# New member to the forum, just introducing ourselves



## Liz Chepil (Jul 27, 2017)

Hi everyone. I'm new to this group, found it looking for info on Golden Retrievers with skin allergies & a lot of the other topics really hit home & sounded exactly like my dog Hunter. The forum about seizures is what made me join? Sign up? (I've never actually joined one of these groups before). Seems like a great place to talk about common issues Retriever "parents" go through and find out what everyone else has tried and what works or doesn't. 

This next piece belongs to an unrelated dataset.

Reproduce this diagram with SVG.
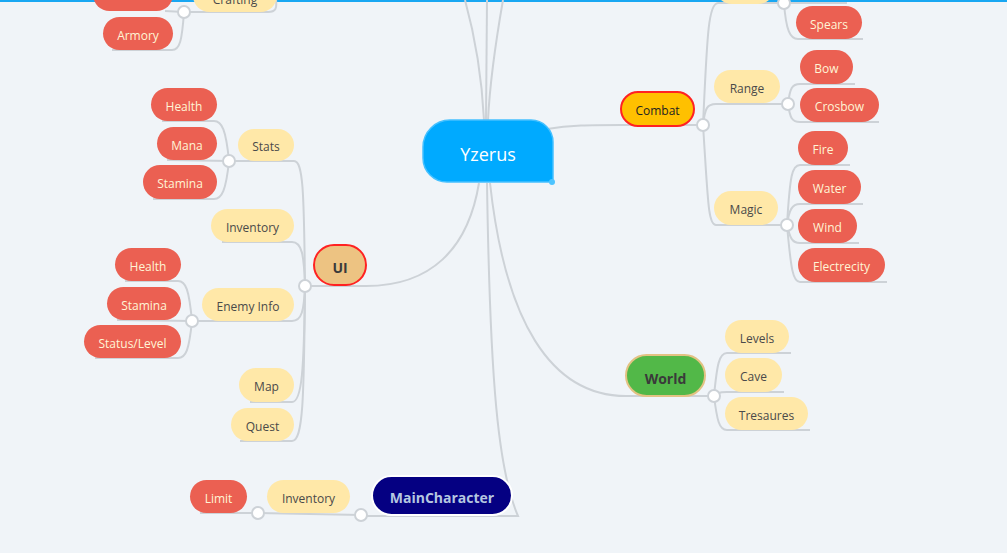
<svg xmlns="http://www.w3.org/2000/svg" width="1007" height="553" viewBox="0 0 1007 553">
<style>
text{font-family:"Open Sans","Liberation Sans",sans-serif;text-anchor:middle}
.c{fill:none;stroke:#cdd2d7;stroke-width:2}
.dot{fill:#fff;stroke:#cdd2d7;stroke-width:2}
.y rect{fill:#ffe8a8}
.y text{fill:#4a4a4a;font-size:12px}
.r rect{fill:#eb6052}
.r text{fill:#fff5d6;font-size:12px}
.b text{font-size:14px;font-weight:bold}
</style>
<rect width="1007" height="553" fill="#f0f4f8"/>
<rect width="1007" height="2" fill="#19a7f2"/>
<g id="connectors">
<path class="c" d="M484,120 C482,80 476,40 465,0"/>
<path class="c" d="M486,120 L487,0"/>
<path class="c" d="M488,120 C490,80 496,40 503,0"/>
<path class="c" d="M547,129 C570,125 590,125 621,125 L703,125"/>
<path class="c" d="M479,183 C468,250 430,286 366,286 L305,286"/>
<path class="c" d="M487,183 C490,380 498,470 518,516 L361,516"/>
<path class="c" d="M490,183 C505,320 550,396 626,396 L714,396"/>
<path class="c" d="M703,125 C707,40 708,3 718,3 L784,3"/>
<path class="c" d="M703,125 C705,108 707,104 716,104 L788,104"/>
<path class="c" d="M703,125 C708,200 708,225 716,225 L787,225"/>
<path class="c" d="M784,3 L847,3"/>
<path class="c" d="M784,3 C786,30 790,39 798,39 L863,39"/>
<path class="c" d="M788,104 C790,88 792,84 800,84 L855,84"/>
<path class="c" d="M788,104 C790,118 792,122 800,122 L879,122"/>
<path class="c" d="M787,225 C790,175 792,165 800,165 L850,165"/>
<path class="c" d="M787,225 C789,210 792,204 800,204 L863,204"/>
<path class="c" d="M787,225 C790,238 792,243 800,243 L859,243"/>
<path class="c" d="M787,225 C791,270 793,282 800,282 L887,282"/>
<path class="c" d="M714,396 C717,365 719,353 727,353 L791,353"/>
<path class="c" d="M714,396 C716,394 718,392 727,392 L784,392"/>
<path class="c" d="M714,396 C717,420 719,430 727,430 L810,430"/>
<path class="c" d="M305,286 C304,190 303,161 294,161 L229,161"/>
<path class="c" d="M305,286 C304,255 302,242 292,242 L222,242"/>
<path class="c" d="M305,286 C304,310 302,321 292,321 L192,321"/>
<path class="c" d="M305,286 C304,370 302,402 292,402 L250,402"/>
<path class="c" d="M305,286 C304,400 303,441 292,441 L240,441"/>
<path class="c" d="M229,161 C226,130 222,121 214,121 L162,121"/>
<path class="c" d="M229,161 L167,160"/>
<path class="c" d="M229,161 C226,190 222,199 214,199 L153,199"/>
<path class="c" d="M192,321 C189,290 186,281 178,281 L125,281"/>
<path class="c" d="M192,321 L117,320"/>
<path class="c" d="M192,321 C189,350 186,358 178,358 L95,358"/>
<path class="c" d="M361,515 L258,513"/>
<path class="c" d="M258,513 L200,513"/>
<path class="c" d="M276,0 C277,8 276,12 268,12 L184,12"/>
<path class="c" d="M184,12 L165,11"/>
<path class="c" d="M184,12 C182,40 180,50 172,50 L112,50"/>
<circle class="dot" cx="703" cy="125" r="6"/>
<circle class="dot" cx="788" cy="104" r="6"/>
<circle class="dot" cx="787" cy="225" r="6"/>
<circle class="dot" cx="784" cy="3" r="6"/>
<circle class="dot" cx="714" cy="396" r="6"/>
<circle class="dot" cx="305" cy="286" r="6"/>
<circle class="dot" cx="229" cy="161" r="6"/>
<circle class="dot" cx="192" cy="321" r="6"/>
<circle class="dot" cx="361" cy="515" r="6"/>
<circle class="dot" cx="258" cy="513" r="6"/>
<circle class="dot" cx="184" cy="12" r="6"/>
</g>
<g id="yzerus">
<path d="M450,120 H531 A22,22 0 0 1 553,142 V182 H447 A24,24 0 0 1 423,158 V147 A27,27 0 0 1 450,120 Z" fill="#00aaff" stroke="#45c0ff" stroke-width="1.5"/>
<circle cx="552" cy="182" r="3" fill="#4dc4ff"/>
<text x="488" y="155" dy="0.35em" fill="#fff" font-size="18">Yzerus</text>
</g>
<g id="combat"><rect x="621" y="92" width="73" height="34" rx="17" fill="#ffc000" stroke="#f22" stroke-width="2"/><text x="657.5" y="110" dy="0.4em" font-size="12" fill="#222">Combat</text></g>
<g id="range" class="y"><rect x="714" y="70" width="66" height="33" rx="16.5"/><text x="747" y="88" dy="0.4em">Range</text></g>
<g id="bow" class="r"><rect x="800" y="50" width="53" height="34" rx="17"/><text x="826.5" y="68.5" dy="0.4em">Bow</text></g>
<g id="crosbow" class="r"><rect x="800" y="88" width="79" height="34" rx="17"/><text x="839.5" y="106.5" dy="0.4em">Crosbow</text></g>
<g id="magic" class="y"><rect x="714" y="191" width="64" height="34" rx="17"/><text x="746" y="209.5" dy="0.4em">Magic</text></g>
<g id="fire" class="r"><rect x="798" y="131" width="50" height="34" rx="17"/><text x="823" y="149.5" dy="0.4em">Fire</text></g>
<g id="water" class="r"><rect x="798" y="170" width="63" height="34" rx="17"/><text x="829.5" y="188.5" dy="0.4em">Water</text></g>
<g id="wind" class="r"><rect x="798" y="209" width="59" height="34" rx="17"/><text x="827.5" y="227.5" dy="0.4em">Wind</text></g>
<g id="electrecity" class="r"><rect x="798" y="248" width="87" height="34" rx="17"/><text x="841.5" y="266.5" dy="0.4em">Electrecity</text></g>
<g id="melee" class="y"><rect x="715" y="-30" width="60" height="34" rx="17"/></g>
<g id="spears" class="r"><rect x="796" y="6" width="66" height="33" rx="16.5"/><text x="829" y="24" dy="0.4em">Spears</text></g>
<g id="world" class="b"><rect x="626" y="355" width="79" height="41" rx="20.5" fill="#52b848" stroke="#e3c283" stroke-width="2"/><text x="665.5" y="378" dy="0.4em" fill="#3a3a3a">World</text></g>
<g id="levels" class="y"><rect x="725" y="320" width="64" height="33" rx="16.5"/><text x="757" y="338" dy="0.4em">Levels</text></g>
<g id="cave" class="y"><rect x="725" y="358" width="57" height="34" rx="17"/><text x="753.5" y="376.5" dy="0.4em">Cave</text></g>
<g id="tresaures" class="y"><rect x="725" y="397" width="83" height="33" rx="16.5"/><text x="766.5" y="415" dy="0.4em">Tresaures</text></g>
<g id="ui" class="b"><rect x="314" y="245" width="52" height="40" rx="20" fill="#edc382" stroke="#f22" stroke-width="2"/><text x="340" y="267.5" dy="0.4em" fill="#3a3a3a">UI</text></g>
<g id="stats" class="y"><rect x="238" y="129" width="56" height="32" rx="16"/><text x="266" y="146.5" dy="0.4em">Stats</text></g>
<g id="health" class="r"><rect x="151" y="88" width="66" height="33" rx="16.5"/><text x="184" y="106" dy="0.4em">Health</text></g>
<g id="mana" class="r"><rect x="157" y="127" width="60" height="33" rx="16.5"/><text x="187" y="145" dy="0.4em">Mana</text></g>
<g id="stamina" class="r"><rect x="143" y="165" width="74" height="34" rx="17"/><text x="180" y="183.5" dy="0.4em">Stamina</text></g>
<g id="inventory" class="y"><rect x="211" y="209" width="83" height="33" rx="16.5"/><text x="252.5" y="227" dy="0.4em">Inventory</text></g>
<g id="enemyinfo" class="y"><rect x="202" y="288" width="92" height="33" rx="16.5"/><text x="248" y="306" dy="0.4em">Enemy Info</text></g>
<g id="health2" class="r"><rect x="115" y="248" width="66" height="33" rx="16.5"/><text x="148" y="266" dy="0.4em">Health</text></g>
<g id="stamina2" class="r"><rect x="107" y="287" width="74" height="33" rx="16.5"/><text x="144" y="305" dy="0.4em">Stamina</text></g>
<g id="statuslevel" class="r"><rect x="84" y="325" width="97" height="33" rx="16.5"/><text x="132.5" y="343" dy="0.4em">Status/Level</text></g>
<g id="map" class="y"><rect x="239" y="368" width="55" height="34" rx="17"/><text x="266.5" y="386.5" dy="0.4em">Map</text></g>
<g id="quest" class="y"><rect x="231" y="408" width="63" height="33" rx="16.5"/><text x="262.5" y="426" dy="0.4em">Quest</text></g>
<g id="maincharacter" class="b"><rect x="372" y="476" width="140" height="39" rx="19.5" fill="#050082" stroke="#fff" stroke-width="2"/><text x="442" y="497.5" dy="0.4em" fill="#b5c7e0">MainCharacter</text></g>
<g id="mcinventory" class="y"><rect x="267" y="480" width="83" height="33" rx="16.5"/><text x="308.5" y="498" dy="0.4em">Inventory</text></g>
<g id="limit" class="r"><rect x="190" y="480" width="57" height="33" rx="16.5"/><text x="218.5" y="498" dy="0.4em">Limit</text></g>
<g id="crafting" class="y"><rect x="193" y="-21" width="84" height="33" rx="16.5"/><text x="235" y="-1" dy="0.4em">Crafting</text></g>
<g id="weapons" class="r"><rect x="93" y="-22" width="80" height="33" rx="16.5"/></g>
<g id="armory" class="r"><rect x="103" y="17" width="70" height="33" rx="16.5"/><text x="138" y="35" dy="0.4em">Armory</text></g>
</svg>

I have an 8 year old Golden named Hunter. He is the sweetest most amazing dog ever. We do find that there are a lot of things he goes through that are common specifically to Golden Retrievers. The sensitive skin & allergy issues (obsessive licking almost constantly), the terrifying seizures that come out of nowhere & don't seem to have a specific trigger/cause. The ear magnets, lol! Because almost every Golden seems to have a magnet that causes them to attach their head/ear to your thigh don't they? They are such a great breed of dog & have the ability to make everyone fall in love with them ??
Just wanted to say hi and thanks for letting me join in on this wealth of information shared amongst Golden owners.


----------



## Pilgrim123 (Jul 26, 2014)

Hi LIz and welcome to the forum. I've moved this to the senior centre as more members with older dogs may be able to give you some extra advice with your old gold, Hunter.


----------



## LynnC (Nov 14, 2015)

Hello and welcome. We'd love to see a picture of Hunter . Enjoy the forum!


----------